Domingos de motor
Nuestra época es el otoño y nuestro día, el domingo por la mañana. Nos vestimos para montar, ensillamos y nos ponemos a rodar por las carreteras. Nos reconocemos como tribu y por eso nos saludamos, levantando la mano del embrague cuando nos cruzamos o soltando el pie de la estribera cuando nos adelantamos, un gesto, éste, entre amable y chulesco, pues tiene tanto de saludo como de perrito meando. De alguna forma hemos de mantener el mito de nuestra dureza cuando en tantos puntos ya no podemos circular a más de 80 por hora. Vivimos del mito y el puerto de montaña es uno de ellos. A falta de más tiempo, nos conformamos con el Ordal, 10 kilómetros de subida para coronar los modestos 487 metros de la cima y abrazar las suaves lomas del Penedès. Hoy, con máquinas de 100 caballos entre las piernas, la ascensión es apenas un suspiro, pero en tiempos del Seat 1500 familiar -el milqui- era una verdadera hazaña.

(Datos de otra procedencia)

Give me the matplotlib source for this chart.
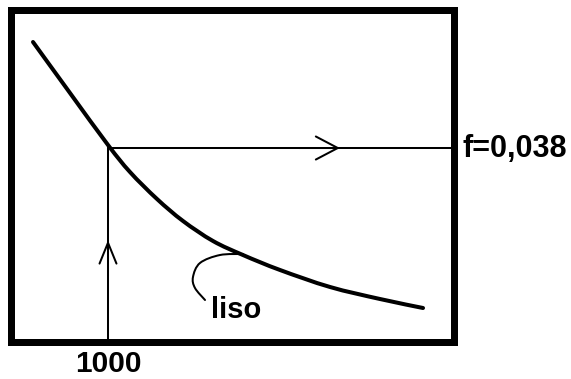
import matplotlib
matplotlib.use("Agg")
import matplotlib.pyplot as plt
from matplotlib.patches import FancyArrowPatch, PathPatch
from matplotlib.path import Path

# Smooth-pipe friction curve (sketch, axes units 0-100)
curve_x = [5.07, 13.40, 21.96, 26.91, 33.00, 38.85, 45.61, 52.36, 60.70,
           71.96, 83.22, 92.91]
curve_y = [90.36, 75.00, 59.34, 51.20, 43.07, 36.45, 30.42, 26.20, 21.69,
           16.57, 12.95, 10.24]

# Reading point: Re = 1000 -> f = 0.038
re_pos = 21.96
f_pos = 58.43
re_label = "1000"
f_label = "f=0,038"

# Leader for the "liso" label
leader_x = [52.36, 47.18, 42.68, 41.10, 41.55, 43.81]
leader_y = [26.51, 26.20, 23.80, 19.58, 16.27, 12.65]
curve_label = "liso"


def smooth_path(xs, ys):
    """Catmull-Rom spline through the given points as a cubic Bezier path."""
    pts = list(zip(xs, ys))
    n = len(pts)
    verts = [pts[0]]
    codes = [Path.MOVETO]
    for i in range(n - 1):
        p0 = pts[i - 1] if i > 0 else pts[i]
        p1 = pts[i]
        p2 = pts[i + 1]
        p3 = pts[i + 2] if i + 2 < n else pts[i + 1]
        c1 = (p1[0] + (p2[0] - p0[0]) / 6, p1[1] + (p2[1] - p0[1]) / 6)
        c2 = (p2[0] - (p3[0] - p1[0]) / 6, p2[1] - (p3[1] - p1[1]) / 6)
        verts += [c1, c2, p2]
        codes += [Path.CURVE4] * 3
    return Path(verts, codes)


fig = plt.figure(figsize=(5.71, 3.79), dpi=100)
ax = fig.add_axes([10.5 / 571, 37 / 379, 444 / 571, 332 / 379])
ax.set_xlim(0, 100)
ax.set_ylim(0, 100)
ax.set_xticks([])
ax.set_yticks([])
for s in ax.spines.values():
    s.set_linewidth(5.04)
    s.set_color("black")

font = dict(family=["Liberation Sans", "DejaVu Sans"], weight="bold", color="black")

# curve
ax.add_patch(PathPatch(smooth_path(curve_x, curve_y), fill=False, edgecolor="black",
                       lw=2.9, capstyle="round", joinstyle="round"))

# vertical reading line with arrow
ax.plot([re_pos, re_pos], [0, f_pos], color="black", lw=1.45)
ax.add_patch(FancyArrowPatch((re_pos, 20), (re_pos, 30.7),
                             arrowstyle="->,head_length=15,head_width=6.1",
                             mutation_scale=1, lw=1.45, color="black",
                             shrinkA=0, shrinkB=0))
# horizontal reading line with arrow
ax.plot([re_pos, 100], [f_pos, f_pos], color="black", lw=1.45, clip_on=False)
ax.add_patch(FancyArrowPatch((65, f_pos), (74.2, f_pos),
                             arrowstyle="->,head_length=15.8,head_width=8.3",
                             mutation_scale=1, lw=1.45, color="black",
                             shrinkA=0, shrinkB=0))

# leader
ax.add_patch(PathPatch(smooth_path(leader_x, leader_y), fill=False, edgecolor="black",
                       lw=1.45, capstyle="round", joinstyle="round"))

ax.text(50.79, 7.23, curve_label, ha="center", va="baseline", fontsize=21, **font)
ax.text(re_pos, -9.0, re_label, ha="center", va="baseline", fontsize=21.5,
        clip_on=False, **font)
ax.text(101.69, 55.72, f_label, ha="left", va="baseline", fontsize=22,
        clip_on=False, **font)

fig.savefig("out.png", dpi=100)
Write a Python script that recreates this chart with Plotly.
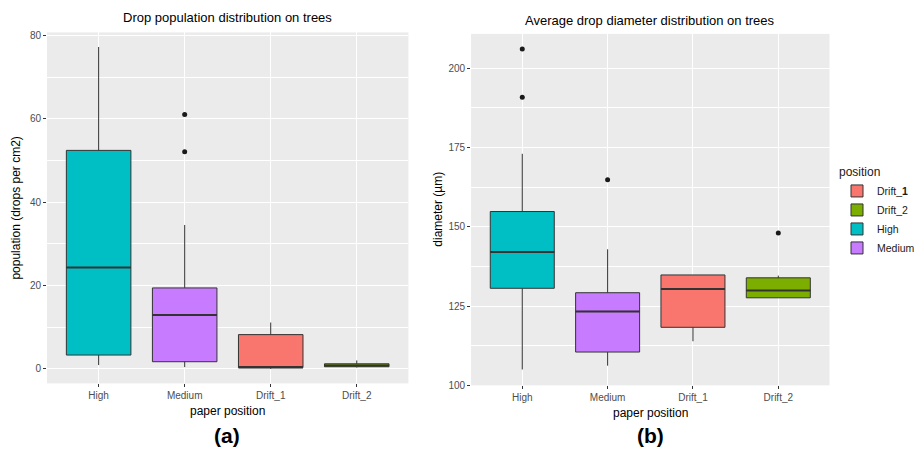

Visita al autódromo de Terramar, en la carretera de Sitges a Vilanova, un mito del motor
Perderse entre las viñas rojizas, desayunar en Sant Pau d'Ordal y enfilar luego la carretera hacia Sant Pere de Ribes para tomar el vermut en el paseo de Sitges es un placer asequible. Pero antes se impone una visita al autódromo de Terramar, junto a la carretera de Sitges a Vilanova, otro mito divisado desde el milqui de la infancia en ruta hacia las playas tarraconenses. Por la época estaba ya abandonado. Sus monumentales peraltes emergen entre olivos y algarrobos como una extraña evocación mediterránea de Indianápolis. En forma de riñón, la pista tiene dos kilómetros de largo por 20 de ancho. La tribuna está en ruinas y entre las rendijas del pavimento de cemento crecen las malas hierbas. Las alambradas oxidadas barran la circulación rodada. Aun así, en YouTube se encuentran vídeos de recientes carreras ilegales.
Promovido por Frick -Federico- Armangué, su primer director, y proyectado por el arquitecto Juan Mestres, el Autódromo Nacional, como fue bautizado, se inauguró el 28 de octubre de 1923, en presencia de S. A. R. el infante don Alfonso y de los embajadores de Inglaterra e Italia. La mañana de ese domingo fue lluviosa, cosa que deslució el acto, pero no quitó emoción a la carrera de 200 vueltas que ganó Divo a bordo de un Sunbeam, a una media de 148,800 kilómetros por hora, en dura pugna con el Miller Special del conde Zborowski. La siguiente carrera, de bólidos de hasta 1.100 centímetros cúbicos, se disputó el jueves siguiente, pero quedó interrumpida por la lluvia. Se reanudó el radiante domingo 4 de noviembre y la ganó un tal Benoist con un Salmson, pero la competición estrella fue la que disputaron acto seguido las voiturettes -"cochecitos", traducía La Vanguardia, mucho antes de la película de Ferreri- de 1.500 centímetros cúbicos, en la que corrió el gran Tazio Nuvolari a bordo de un Chiribiri que fue cuarto, por detrás de los Talbot de Resta y Divo y del Aston Martin de Zborowski. Era la cuarta carrera de coches que el as italiano corría ese año, en que contaba 31. Le precedía la fama como piloto de motos: su legendaria Freccia Celeste, una Bianchi 350, lo ganaba todo por la época.
El Autódromo Nacional entró en decadencia después de aquel domingo. La Federación Internacional de Automovilismo sancionó duramente a la organización por no pagar los premios a los vencedores (las deudas de construcción eran cuantiosas) y ya no levantó cabeza. Todavía en la década de 1930 se celebraron algunas competiciones, combinadas con exhibiciones aéreas. Poca cosa más.
Francesc Torres realizó el año 2000 una instalación fotográfica sobre el autódromo de Terramar, titulada El acelerador de partículas ensimismadas. Escribía el artista: "El circuito se alza como una barrera de coral disecada, dejada al descubierto por el mar en retirada, un monumento a Marinetti en un paraje de sol y cabras, con forma de riñón para procesar mejor los fluidos de la ansiedad y la impaciencia".